The answer appears to be a diverse cast of Planeswalkers that force your opponent to play into your hate cards. Gideon of the Trials and Gideon Jura both force creature-based strategies to overextend into your sweepers if they want to be able to break through and actually win the game. Nahiri, the Harbinger does a great job of shutting down miscellaneous artifacts and enchantments while given you card selection and slowly ticking up towards cheating in Emrakul, the Aeons Torn. Chandra, Torch of Defiance can kill medium sized creatures and threatens help you find key prison pieces or slowly deal the full 20 points of damage all on her own.

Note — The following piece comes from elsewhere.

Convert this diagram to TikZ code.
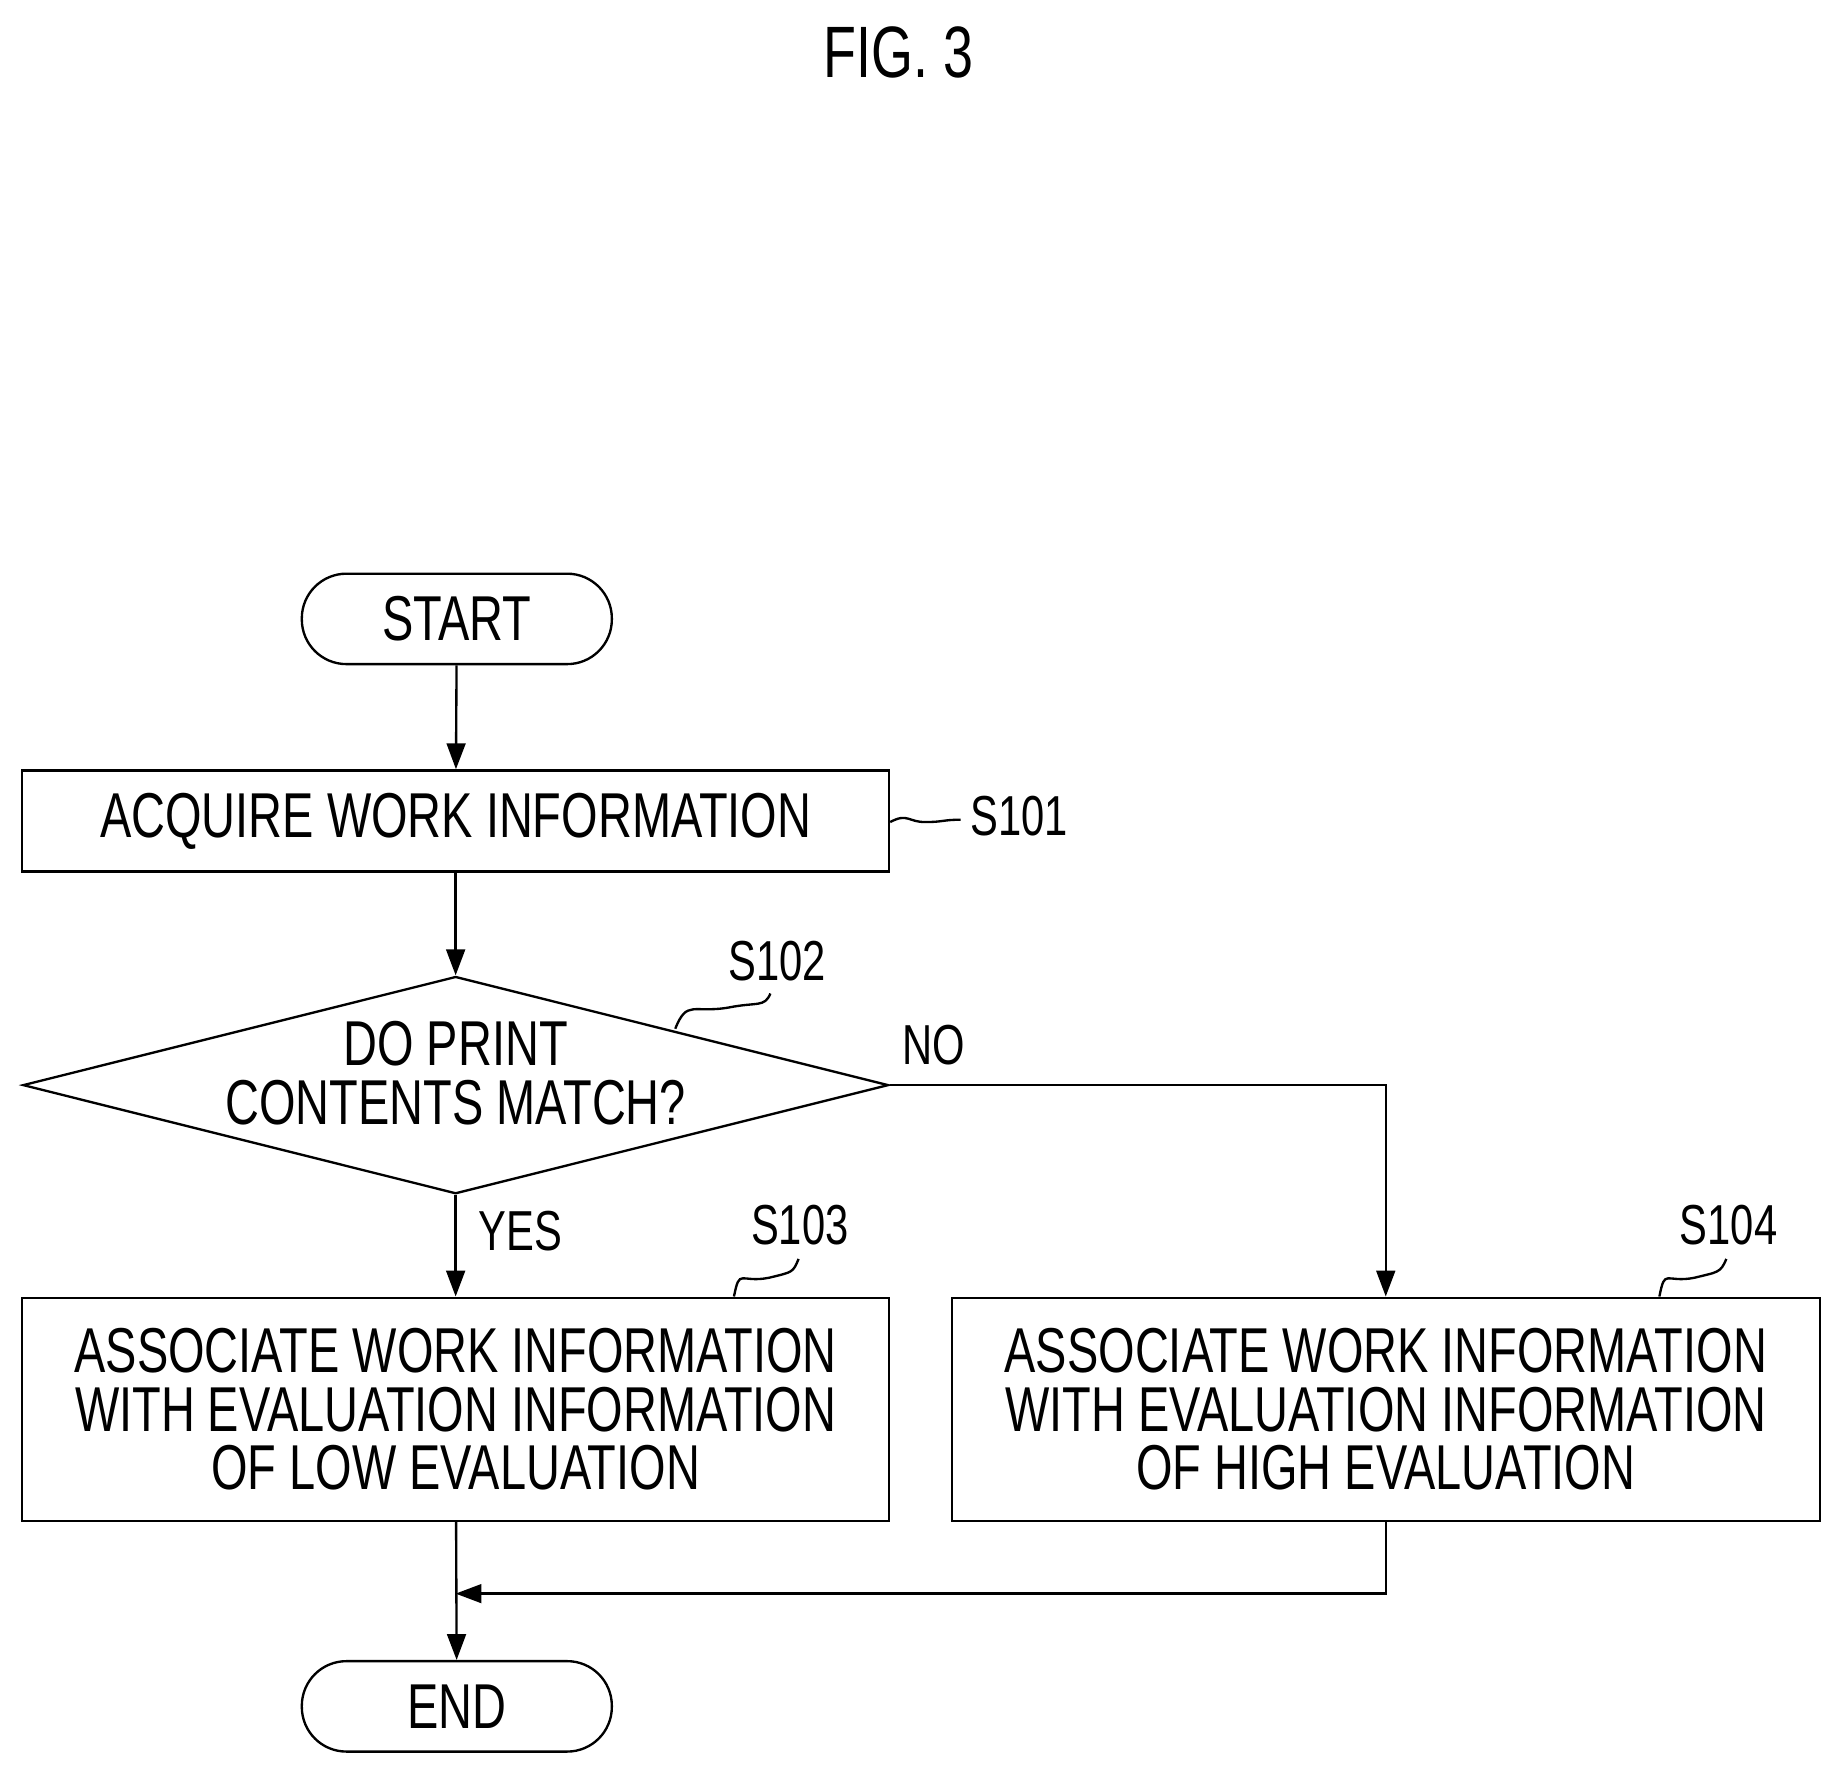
\documentclass[tikz,border=0pt]{standalone}
\usepackage{fontspec}
\setmainfont[FakeStretch=0.74]{Liberation Sans}
\usetikzlibrary{shapes.geometric,arrows.meta}
\begin{document}
\begin{tikzpicture}[x=1pt,y=-1pt,
  box/.style={draw,line width=2pt,minimum height=#1,align=center,inner sep=0pt},
  term/.style={draw,line width=2pt,rounded corners=38pt,minimum width=264pt,minimum height=77pt,inner sep=0pt},
  txt/.style={font=\fontsize{54}{50}\selectfont},
  lbl/.style={font=\fontsize{48}{50}\selectfont},
  arr/.style={line width=2pt,-{Triangle[length=22pt,width=16pt]}},
  ln/.style={line width=2pt}]
\useasboundingbox (0,0) rectangle (1560,1505);
\node[font=\fontsize{62}{62}\selectfont] (fig) at (765,45) {FIG. 3};
\node[term,txt] (start) at (389,527) {START};
\node[box=86pt,minimum width=738pt,txt] (s101) at (388,699) {ACQUIRE WORK INFORMATION};
\node[draw,line width=2pt,diamond,aspect=4,minimum width=737pt,minimum height=185pt,inner sep=0pt] (d) at (388,924) {};
\node[txt,align=center] (dt) at (388,914) {DO PRINT\\CONTENTS MATCH?};
\node[box=190pt,minimum width=738pt,txt] (s103) at (388,1200) {ASSOCIATE WORK INFORMATION\\WITH EVALUATION INFORMATION\\OF LOW EVALUATION};
\node[box=190pt,minimum width=739pt,txt] (s104) at (1180,1200) {ASSOCIATE WORK INFORMATION\\WITH EVALUATION INFORMATION\\OF HIGH EVALUATION};
\node[term,txt] (end) at (389,1453) {END};
\node[lbl] (l101) at (868,695) {S101};
\node[lbl] (l102) at (662,818) {S102};
\node[lbl] (l103) at (681,1043) {S103};
\node[lbl] (l104) at (1472,1043) {S104};
\node[lbl] (no) at (795,890) {NO};
\node[lbl] (yes) at (443,1048) {YES};
\coordinate (m) at (388,1357);
\coordinate (t1) at (758,700);
\coordinate (t2) at (575,876);
\coordinate (t3) at (625,1104);
\coordinate (t4) at (1413,1104);
\draw[arr] (start) -- (s101);
\draw[arr] (s101) -- (d.north);
\draw[arr] (d.south) -- (s103);
\draw[arr] (d.east) -| (s104.north);
\draw[arr] (s103) -- (end);
\draw[arr] (s104.south) |- (m);
\draw[ln] (t1) .. controls +(15,-8) and +(-15,0) .. +(30,0) .. controls +(15,0) and +(-15,0) .. (818,698);
\draw[ln] (t2) .. controls +(10,-25) and +(-30,5) .. (620,858) .. controls +(25,-5) and +(-5,12) .. (656,846);
\draw[ln] (t3) .. controls +(5,-25) and +(-25,5) .. (655,1088) .. controls +(20,-5) and +(-5,12) .. (680,1072);
\draw[ln] (t4) .. controls +(5,-25) and +(-25,5) .. (1443,1088) .. controls +(20,-5) and +(-5,12) .. (1470,1072);
\end{tikzpicture}
\end{document}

One of the most interesting and exciting things about this style of deck is the sideboard. You have Simian Spirit Guide to power out all manner of game-ending hate cards, so which ones you opt to play is always interesting. NickSnack appears to focus on creature-based decks by having the full set of both Lightning Bolt and Path to Exile to let you overload on removal against decks like Humans and Infect. We've also got Rest in Peace for various graveyard decks, Tarmogoyfs, and Snapcaster Mages, as well as Squee the Immortal to slowly pull ahead against control decks. Depending on what you expect to see, these could easily be Stony Silences, Chalice of the Voids, Rule of Law, or Leyline of Sanctity, all of which love to be cast ahead of schedule with Simian Spirit Guide or other ramp effects.

If you're tired of letting your opponents have fun doing unfair things, this style of deck seems like a good choice for the current metagame. Sweepers seem powerful, and more and more decks seem to be attacking along a few, narrow axes of unfair interaction. It may just be a great time to play a very hateful deck in this Modern format.